Tip One: It is easier to slice stale and/or cold bread
Tip Two: You want your slices to be the same size, but stacking 6 pieces of bread can be unwieldy. Stack 3, cut into squares and use one of your squares as as a template to cut the remainder.
Tip Three: Use a bread knife and don't rush it!
Now fry your bread until beautifully golden brown on both sides. You can use ghee or oil (I use oil), but note it will absorb a fair bit of oil.
Now add your Shahi Tukray milk mixture ingredients except the condensed milk to a wide bottomed pot. Bring the milk mix to a boil, simmer for 5-7 minutes to thicken, and then add in your condensed milk. Stir well and keep at a gentle simmer.
Now add your fried bread pieces carefully to your pot (they will expand as they soak up the liquid). The slices will get extremely tender (and tasty) as they do so so do be careful when transferring them to a dish!
Tip: for better plating you can also just give them a quick dunk, move to your platter, and then pour the milk mix over top.
For reference the slice in the front did a quick dunk, the ones in the back a proper soak. Let it come to room temperature and then refrigerate your dish. Garnish with nuts and/or saffron before serving.
On Saffron and the "correct" way to use it
Friends, I know the correct way to use saffron, to extract it's maximum flavour, is to grind it, and then let it bloom in hot water or milk. I did that last time I shot this dish and it looked so unlike what I grew up with that I never used those photos. Feel free to do it the correct way and please forgive this nostalgia driven blogger for her sentimentality.
Other Easy Pakistani Dessert Recipes
Tried this recipe? Share what you think below of my childhood favourite!
Shahi Tukray Recipe
- 6 slices white or brioche bread
- 4 cups whole milk
- 1 tsp ground cardamom (freshly ground is optimal)
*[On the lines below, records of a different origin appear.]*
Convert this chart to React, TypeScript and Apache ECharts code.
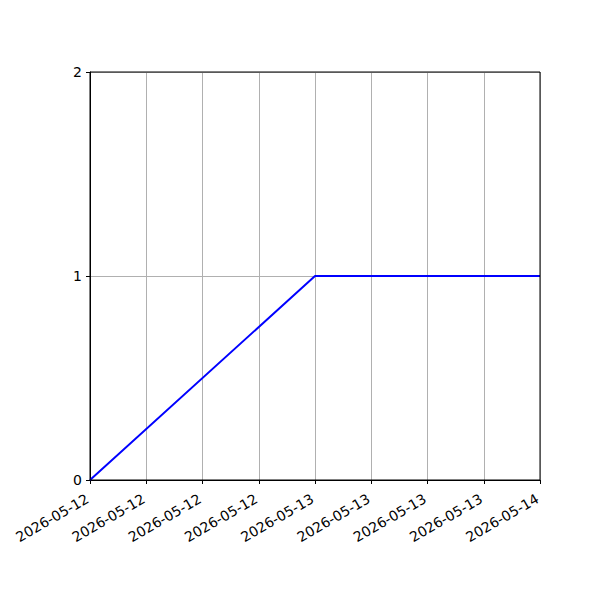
import React, { useEffect, useRef } from "react";
import * as echarts from "echarts";

const HOUR = 3600000;
const xStart = Date.UTC(2026, 4, 12, 0, 0, 0);
const xEnd = Date.UTC(2026, 4, 14, 0, 0, 0);
const pointTimes = [Date.UTC(2026, 4, 12), Date.UTC(2026, 4, 13), Date.UTC(2026, 4, 14)];
const pointValues = [0, 1, 1];
const yTicks = [0, 1, 2];

function fmt(v: number): string {
  const d = new Date(v);
  const p = (n: number) => String(n).padStart(2, "0");
  return `${d.getUTCFullYear()}-${p(d.getUTCMonth() + 1)}-${p(d.getUTCDate())}`;
}

export default function App() {
  const ref = useRef<HTMLDivElement>(null);
  useEffect(() => {
    document.body.style.margin = "0";
    const chart = echarts.init(ref.current!, null, { renderer: "svg" });
    const font = "DejaVu Sans";
    chart.setOption({
      animation: false,
      backgroundColor: "#ffffff",
      grid: {
        left: 90,
        right: 60,
        top: 72,
        bottom: 120,
        show: false,
        containLabel: false,
      },
      graphic: [
        {
          type: "rect",
          shape: { x: 90, y: 72, width: 450, height: 408 },
          style: { fill: "none", stroke: "#000", lineWidth: 1 },
          z: 100,
          silent: true,
        },
      ],
      xAxis: {
        type: "value",
        min: xStart,
        max: xEnd,
        interval: 6 * HOUR,
        axisLine: { show: true, lineStyle: { color: "#000", width: 1 } },
        axisTick: { show: true, length: 4, lineStyle: { color: "#000" } },
        splitLine: { show: true, lineStyle: { color: "#b0b0b0", width: 1 } },
        axisLabel: {
          rotate: 30,
          margin: 16,
          padding: [0, 3, 0, 0],
          color: "#000",
          fontFamily: font,
          fontSize: 14,
          formatter: (v: number) => fmt(v),
          showMinLabel: true,
          showMaxLabel: true,
        },
      },
      yAxis: {
        type: "value",
        min: yTicks[0],
        max: yTicks[yTicks.length - 1],
        interval: 1,
        axisLine: { show: true, lineStyle: { color: "#000", width: 1 } },
        axisTick: { show: true, length: 4, lineStyle: { color: "#000" } },
        splitLine: { show: true, lineStyle: { color: "#b0b0b0", width: 1 } },
        axisLabel: { color: "#000", fontFamily: font, fontSize: 14, margin: 8 },
      },
      series: [
        {
          type: "line",
          data: pointTimes.map((t, i) => [t, pointValues[i]]),
          showSymbol: false,
          symbol: "none",
          lineStyle: { color: "#0000ff", width: 2 },
          clip: false,
          z: 50,
        },
      ],
    });
    return () => chart.dispose();
  }, []);
  return <div ref={ref} style={{ width: 600, height: 600 }} />;
}
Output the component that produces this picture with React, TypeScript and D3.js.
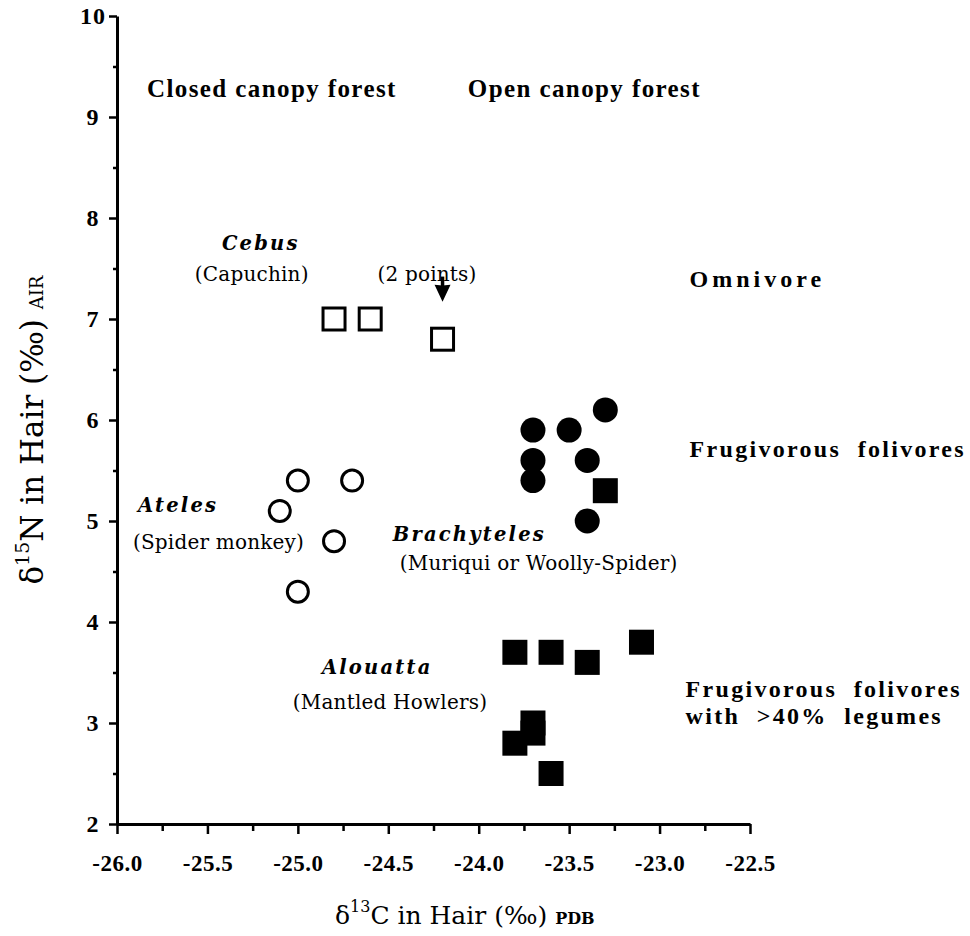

- 1 tsp saffron, coarsely crushed by hand
- ¼ tsp salt
- 300 ml can condensed milk
- slivered almonds or pistachios
- additional saffron
- Remove the edges of your bread and slice into uniform pieces - I halved into triangles. You can use one piece of bread as a template for the others for even slices.
- Combine all the milk mix ingredients except the condensed milk in a wide bottomed pot and for 5-7 minutes until slightly thickened. (Note: this is for handi style, for a thicker base you can reduce the milk for another 5 minutes)
- Stir in your condensed milk. You may want to use a little less if you are thickening the milk more.
- Fry your breads pieces in oil (my preference) or ghee in batches until golden brown.
- Add your bread slices into the milky base and let it simmer for a few minutes to help the bread absorb the flavour.
- For easier plating don't leave your bread in too long because it becomes hard to transfer. If you are making it in advance then you can also place the fried bread in your dish and gently pour over the milk. The bread will absorb the milk mix as it cools.
- Refrigerate until ready to serve. Garnish with nuts and saffron.